In honor of the return of this popular community event to its rightful place on the calendar, The Villager will be sharing tips for youth runners from area school coaches. This month, coaches Emily Fitch from Morgan Park Academy and Andrew Quick from Kellogg School offer their advice.  

Morgan Park Academy (MPA) Cross Country Coach Emily Fitch lives in the neighborhood with her family and has taught for MPA for 17 years.   

“One of the things I love best about running is you are primarily competing with yourself in the sense of gaining progress by distance and or speed. However, both distance and speed are major earmarks, so I suggest focusing on one at a time. You’re more likely to feel successful and want to continue making progress if you don’t overwhelm yourself,” Fitch said. 

Her advice for youth runners is: 

Always make sure to sufficiently stretch before and after running. Injuries can happen if the body is not properly warmed up to run.  

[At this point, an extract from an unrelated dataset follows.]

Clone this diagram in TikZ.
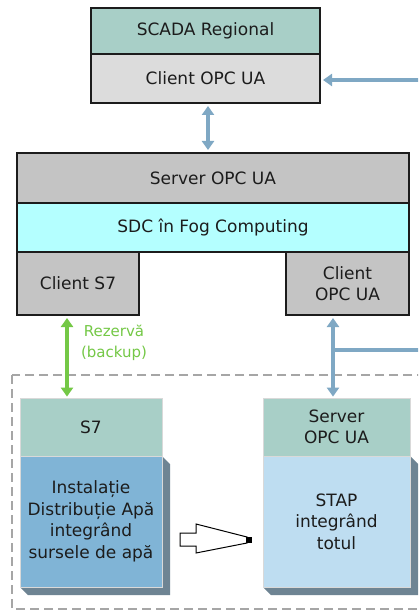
\documentclass[tikz,border=0pt]{standalone}
\usepackage{fontspec}
\setmainfont{DejaVu Sans}
\usetikzlibrary{arrows.meta}

\definecolor{tealbox}{HTML}{A8CFC7}
\definecolor{paleclient}{HTML}{DCDCDC}
\definecolor{midgrey}{HTML}{C4C4C4}
\definecolor{fogcyan}{HTML}{B4FFFF}
\definecolor{linkblue}{HTML}{7FA8C4}
\definecolor{backupgreen}{HTML}{74C846}
\definecolor{instblue}{HTML}{80B4D6}
\definecolor{stapblue}{HTML}{BEDDF1}
\definecolor{shadowgrey}{HTML}{6E8493}
\definecolor{inkdark}{HTML}{1C1C1C}

\tikzset{
  blk/.style={draw=inkdark, line width=2pt, inner sep=0pt, align=center,
    text=inkdark, font=\fontsize{17}{21.5}\selectfont},
  soft/.style={draw=white!85!black, line width=0.8pt, inner sep=0pt, align=center,
    text=inkdark, font=\fontsize{17}{21.5}\selectfont},
  link/.style={draw=linkblue, line width=4pt},
  backup/.style={draw=backupgreen, line width=4pt},
  tipL/.tip={Triangle[width=12pt,length=9pt]},
  fence/.style={draw=black!35, line width=1.3pt, dash pattern=on 9pt off 5pt}
}

\begin{document}
\begin{tikzpicture}[x=1pt,y=-1pt]
\useasboundingbox (0,0) rectangle (418,612);
\fill[white] (0,0) rectangle (418,612);
\begin{scope}
\clip (0,0) rectangle (418,612);

% field level enclosure
\draw[fence] (12,375) rectangle (440,609);

% extruded sides of the two field blocks
\fill[shadowgrey] (162,456) -- (170,464) -- (170,595) -- (28,595) -- (20,587) -- (162,587) -- cycle;
\fill[shadowgrey] (410,456) -- (418,464) -- (418,595) -- (271,595) -- (263,587) -- (410,587) -- cycle;

% regional SCADA
\node[blk, fill=tealbox, minimum width=229, minimum height=46] (scada) at (205.5,31) {SCADA Regional};
\node[blk, fill=paleclient, minimum width=229, minimum height=49] (clientTop) at (205.5,78.5) {Client OPC UA};

% fog computing controller
\node[blk, fill=midgrey, minimum width=392, minimum height=50] (server) at (213,178) {Server OPC UA};
\node[blk, fill=fogcyan, minimum width=392, minimum height=49] (sdc) at (213,227.5) {SDC în Fog Computing};
\node[blk, fill=midgrey, minimum width=122, minimum height=63] (clientS7) at (78,283.5) {Client S7};
\node[blk, fill=midgrey, minimum width=123, minimum height=63] (clientOPC) at (347.5,283.5) {Client\\OPC UA};

% field blocks
\node[soft, fill=tealbox, minimum width=142, minimum height=58] (s7) at (91,427) {S7};
\node[soft, fill=instblue, minimum width=142, minimum height=131] (inst) at (91,521.5)
  {Instalație\\Distribuție Apă\\integrând\\sursele de apă};
\node[soft, fill=tealbox, minimum width=147, minimum height=58] (srvBot) at (336.5,427) {Server\\OPC UA};
\node[soft, fill=stapblue, minimum width=147, minimum height=131] (stap) at (336.5,521.5)
  {STAP\\integrând\\totul};

% connectors
\coordinate (vx) at (208,0);
\coordinate (gx) at (67,0);
\coordinate (bx) at (333,0);
\coordinate (feedA) at (430,80);
\coordinate (tap) at (333,350);
\coordinate (feedB) at (430,350);

\draw[link, -{tipL}, shorten >=2pt] (feedA) -- (feedA -| clientTop.east);
\draw[link, {tipL}-{tipL}, shorten >=2pt, shorten <=2pt] (clientTop.south -| vx) -- (server.north -| vx);
\draw[backup, {tipL}-{tipL}, shorten >=1pt, shorten <=2pt] (clientS7.south -| gx) -- (s7.north -| gx);
\draw[link, {tipL}-{tipL}, shorten >=1pt, shorten <=2pt] (clientOPC.south -| bx) -- (srvBot.north -| bx);
\draw[link] (tap) -- (feedB);

\node[text=backupgreen, align=center, font=\fontsize{15}{21}\selectfont] (rez) at (114,343) {Rezervă\\(backup)};

% hollow transfer arrow between the two blocks
\draw[black, line width=1pt, fill=white]
  (180,533) -- (196,533) -- (196,524) -- (247,537) -- (247,543) -- (196,553) -- (196,546) -- (180,546) -- cycle;
\fill[black] (246,537) rectangle (252,543);

\end{scope}
\end{tikzpicture}
\end{document}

Set goals at the end of each practice run. For example, beginners may initially have run times of 15 minutes. A goal could be to shorten that run time, even if it’s only by a few seconds. Usually, runners are more motivated to do better the next time if goals are set at the end of a run. 

Learning to pace yourself is one of the biggest keys to running. Sometimes it takes a little while and everyone’s body is different. Making sure that you leave energy for the end of a race to sprint to the finish line is important.  

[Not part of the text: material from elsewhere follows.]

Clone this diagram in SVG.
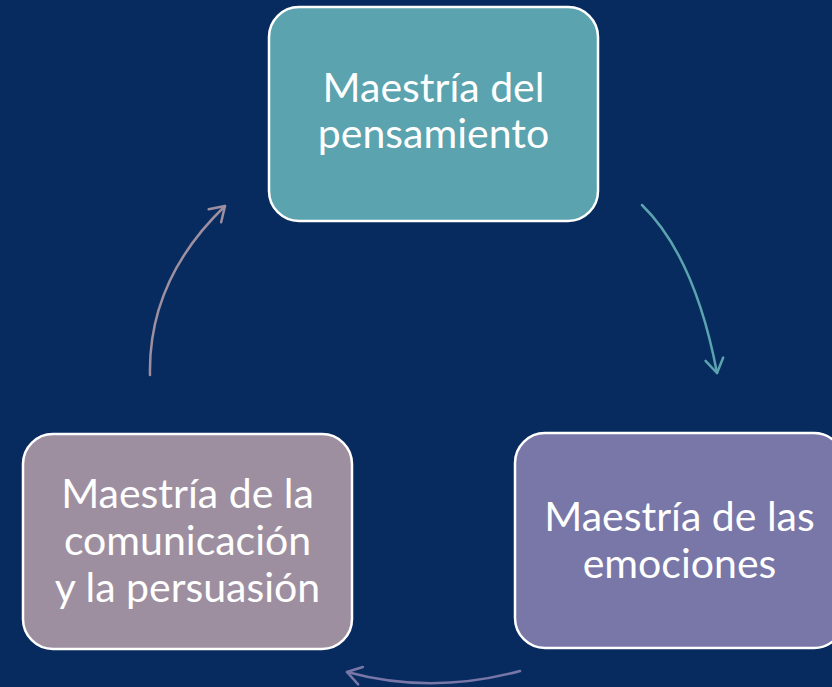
<svg xmlns="http://www.w3.org/2000/svg" width="832" height="687" viewBox="0 0 832 687">
<style>
.box{stroke:#ffffff;stroke-width:2.5}
.lbl{font-family:Lato,"Open Sans","Liberation Sans",sans-serif;font-size:41px;fill:#ffffff;text-anchor:middle}
.conn{fill:none;stroke-width:2.5;stroke-linecap:round}
</style>
<defs>
<marker id="mTeal" markerUnits="userSpaceOnUse" viewBox="-16 -11 18 22" markerWidth="18" markerHeight="22" refX="0" refY="0" orient="auto"><path d="M-14,-9 L0,0 L-14,9" fill="none" stroke="#5BA3AF" stroke-width="2.5" stroke-linecap="round" stroke-linejoin="round"/></marker>
<marker id="mPurple" markerUnits="userSpaceOnUse" viewBox="-16 -11 18 22" markerWidth="18" markerHeight="22" refX="0" refY="0" orient="auto"><path d="M-14,-9 L0,0 L-14,9" fill="none" stroke="#7877A8" stroke-width="2.5" stroke-linecap="round" stroke-linejoin="round"/></marker>
<marker id="mGrey" markerUnits="userSpaceOnUse" viewBox="-16 -11 18 22" markerWidth="18" markerHeight="22" refX="0" refY="0" orient="auto"><path d="M-14,-9 L0,0 L-14,9" fill="none" stroke="#9E8FA0" stroke-width="2.5" stroke-linecap="round" stroke-linejoin="round"/></marker>
</defs>
<rect width="832" height="687" fill="#072B5F"/>
<g id="connectors">
<path class="conn" d="M642,205 Q695,257 717,373" stroke="#5BA3AF" marker-end="url(#mTeal)"/>
<path class="conn" d="M520,671 Q432,695 347,672" stroke="#7877A8" marker-end="url(#mPurple)"/>
<path class="conn" d="M150,375 Q148,280 225,206" stroke="#9E8FA0" marker-end="url(#mGrey)"/>
</g>
<g id="node-pensamiento">
<rect class="box" x="269" y="7" width="329" height="214" rx="30" fill="#5BA3AF"/>
<text class="lbl" x="433.5" y="102">Maestría del</text>
<text class="lbl" x="433.5" y="148">pensamiento</text>
</g>
<g id="node-emociones">
<rect class="box" x="515" y="433" width="329" height="215" rx="30" fill="#7877A8"/>
<text class="lbl" x="679.5" y="531">Maestría de las</text>
<text class="lbl" x="679.5" y="578">emociones</text>
</g>
<g id="node-comunicacion">
<rect class="box" x="23" y="434" width="329" height="215" rx="30" fill="#9E8FA0"/>
<text class="lbl" x="187.5" y="508">Maestría de la</text>
<text class="lbl" x="187.5" y="555">comunicación</text>
<text class="lbl" x="187.5" y="602">y la persuasión</text>
</g>
</svg>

Along with pacing your running, monitoring your breathing can also allow for increased distance and speed. Counting breaths in and counting breaths out is one way to monitor and maintain steady breathing. 

Drew Quick has been the Physical and Health Education Teacher at Kate Starr Kellogg School three years.  

“At Kellogg, we strive to provide our students with the skills and understanding to be lifelong learners of physical health and wellness. This is achieved, in part, by our running programs both in class and after school,” Quick said. 

Quick agrees with Coach Fitch about pacing. “My biggest tip to young runners would be to pace yourself. Especially when running distance, it is important to find a steady pace that works for you and stick to it. By pacing yourself you will ensure you are conserving your energy,” he said. 

He also offers these two tips.  

Be sure to drink a good amount of water to keep yourself hydrated. Water regulates body temperature, prevents cramps and injury, and helps you perform better.  

Most importantly, have fun! Running is a great way to get out and exercise. By simply competing, you have already won.